Araminta married free black John Tubman in 1844. It was during this time that she adopted her mother’s name and became Harriet Tubman. Even though she was married to a free man, Harriet was still her master’s property. In 1849, Harriet heard talk that she and some other slaves were to be sold. Her husband wasn’t willing to leave Maryland, so she left John behind and ran away toward freedom with two of her brothers.

Along the way, her brothers became frightened and went back to the plantation. But Harriet kept on trekking until she reached the free state of Pennsylvania. There she found work in Philadelphia and began plotting to go back to Maryland to help free the rest of her family. Ultimately, Harriet Tubman went back South, at her own risk of being re-enslaved, between thirteen and nineteen times. It is unknown how many people she actually led to freedom. Estimates range from 50 to 300 people, including most of her family. She was a conductor on the Underground Railroad for eight years and was never captured nor did she ever lose a “passenger.”

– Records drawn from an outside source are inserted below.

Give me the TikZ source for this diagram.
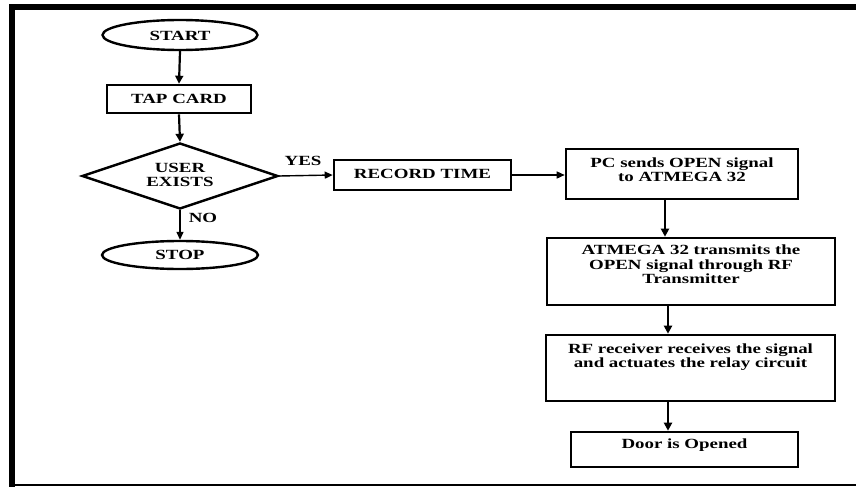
\documentclass[tikz,border=0pt]{standalone}
\usepackage{fontspec}
\setmainfont{Liberation Serif}[FakeStretch=1.35]
\usetikzlibrary{shapes.geometric,arrows.meta}
\begin{document}
\begin{tikzpicture}[x=1pt,y=-1pt,
  box/.style={draw,line width=2.6pt,inner sep=0pt},
  oval/.style={draw,ellipse,line width=2.4pt,inner sep=0pt},
  lbl/.style={font=\fontsize{14}{14.5}\selectfont\bfseries,align=center,inner sep=0pt},
  arr/.style={line width=2.2pt,-{Triangle[length=8pt,width=8pt]}},
  thin arr/.style={line width=1.4pt,-{Triangle[length=8pt,width=7pt]}}]
\useasboundingbox (0,0) rectangle (856,487);
% frame
\fill (9,4) rectangle (856,10);
\fill (9,4) rectangle (15,487);
\draw[line width=1.2pt] (9,485) -- (856,485);
% left column
\node[oval,minimum width=155,minimum height=30] (start) at (180,35) {};
\node[lbl] (startt) at (180,36) {START};
\node[box,minimum width=144,minimum height=28] (tap) at (179,99) {};
\node[lbl] (tapt) at (179,99) {TAP CARD};
\node[draw,diamond,line width=2.4pt,minimum width=196,minimum height=66,inner sep=0pt] (dec) at (180,176) {};
\node[lbl] (dect) at (180,175) {USER\\EXISTS};
\node[oval,minimum width=156,minimum height=28] (stop) at (180,255) {};
\node[lbl] (stopt) at (180,255) {STOP};
\node[lbl] (no) at (203,218) {NO};
\node[lbl] (yes) at (303,161) {YES};
% middle
\node[box,minimum width=177,minimum height=30] (rec) at (422.5,175) {};
\node[lbl] (rect) at (422.5,174) {RECORD TIME};
% right column
\node[box,minimum width=232,minimum height=50] (pc) at (682,174) {};
\node[lbl] (pct) at (682,169.5) {PC sends OPEN signal\\to ATMEGA 32};
\node[box,minimum width=288,minimum height=67] (atm) at (691,271.5) {};
\node[lbl] (atmt) at (691,264.5) {ATMEGA 32 transmits the\\OPEN signal through RF\\Transmitter};
\node[box,minimum width=289,minimum height=66] (rf) at (690.5,368) {};
\node[lbl] (rft) at (690.5,357) {RF receiver receives the signal\\and actuates the relay circuit};
\node[box,minimum width=227,minimum height=35] (door) at (684.5,449.5) {};
\node[lbl] (doort) at (684.5,445) {Door is Opened};
\coordinate (ax1) at (665,0);
\coordinate (ax2) at (668,0);
% connectors
\draw[arr] (start.south) -- (tap.north);
\draw[arr] (tap.south) -- (dec.north);
\draw[thin arr] (dec.south) -- (stop.north);
\draw[thin arr] (dec.east) -- (rec.west);
\draw[thin arr] (rec.east) -- (pc.west |- rec.east);
\draw[arr] (pc.south -| ax1) -- (atm.north -| ax1);
\draw[arr] (atm.south -| ax2) -- (rf.north -| ax2);
\draw[arr] (rf.south -| ax2) -- (door.north -| ax2);
\end{tikzpicture}
\end{document}
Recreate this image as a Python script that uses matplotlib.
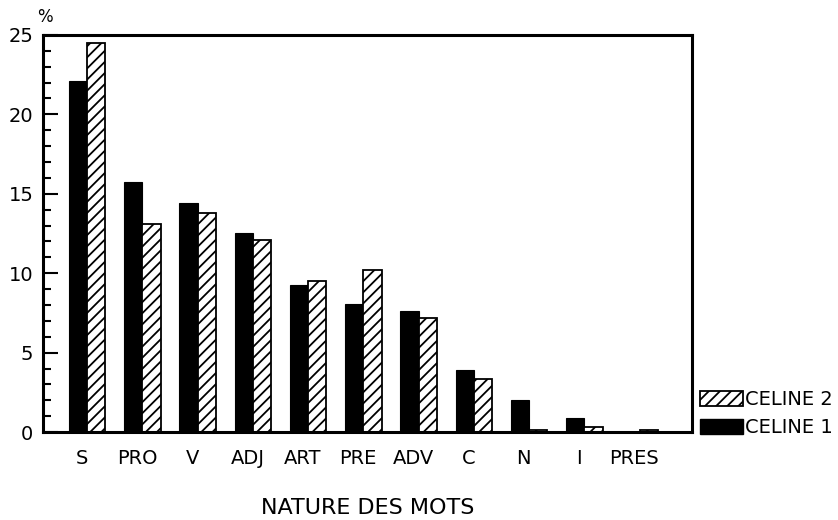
import numpy as np
import matplotlib
matplotlib.use("Agg")
import matplotlib.pyplot as plt
from matplotlib.patches import Patch

# nature des mots et pourcentages
categories = ["S", "PRO", "V", "ADJ", "ART", "PRE", "ADV", "C", "N", "I", "PRES"]
celine1 = [22.1, 15.75, 14.4, 12.5, 9.25, 8.05, 7.6, 3.9, 2.0, 0.9, 0.0]
celine2 = [24.5, 13.1, 13.8, 12.1, 9.5, 10.2, 7.2, 3.35, 0.15, 0.35, 0.15]

plt.rcParams['font.family'] = ['DejaVu Sans']
plt.rcParams['hatch.linewidth'] = 1.3

fig = plt.figure(figsize=(8.38, 5.2), dpi=100)
ax = fig.add_axes([0.0513, 0.169, 0.7745, 0.764])

x = np.arange(len(categories))
w = 0.33
ax.bar(x - w/2, celine1, width=w, color="black", edgecolor="black", linewidth=0.8)
ax.bar(x + w/2, celine2, width=w, color="white", edgecolor="black", hatch="///", linewidth=1.3)

ax.set_xlim(-0.8, 10.95)
ax.set_ylim(0, 25)

for s in ax.spines.values():
    s.set_linewidth(2.2)

ax.set_yticks(np.arange(0, 26, 5))
ax.set_yticks(np.arange(0, 26, 1), minor=True)
ax.tick_params(axis="y", which="major", direction="in", length=11, width=1.5, labelsize=14, pad=7)
ax.tick_params(axis="y", which="minor", direction="in", length=6, width=1.5)

ax.set_xticks(x - 0.1)
ax.set_xticklabels(categories)
ax.tick_params(axis="x", length=0, labelsize=14, pad=12)

ax.set_xlabel("NATURE DES MOTS", fontsize=16, labelpad=22)
fig.text(0.054, 0.985, "%", fontsize=12, ha="center", va="top")

handles = [Patch(facecolor="white", edgecolor="black", hatch="///", linewidth=1.3),
           Patch(facecolor="black", edgecolor="black")]
fig.legend(handles, ["CELINE 2", "CELINE 1"], loc="lower left",
           bbox_to_anchor=(0.826, 0.145), frameon=False, fontsize=14,
           handlelength=2.2, handleheight=0.8, handletextpad=0.1,
           borderaxespad=0, labelspacing=0.45)

fig.savefig("out.png", dpi=100)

Harriet did go back for her husband but he had re-married by then and was not interested in moving north to a free state.

(Note: the “Sex Tape” video was set in 1851. Had the creators bothered to have done their homework, they would have known that Harriet Tubman was in Philadelphia at that time. There would have been no reason to blackmail Master for her freedom. She was already free.)

Civil War
During the Civil War, Harriet Tubman initially served as a nurse in the Hilton Head, South Carolina area. It wasn’t long before she was out scouting with the Union Army, drawing on her Underground Railroad knowledge of how to remain undetected as they mapped the area. She was also able to provide information that led to the Union capture of Jacksonville, Florida. She also led the 1863 Union raid around Confederate mines and across the Combahee River in South Carolina. She continued to serve as a scout and a nurse for the remainder of the war. On her way home to Auburn, New York after the war ended, Harriet’s arm was broken as she was forced from the passenger car on the train into the smoking car.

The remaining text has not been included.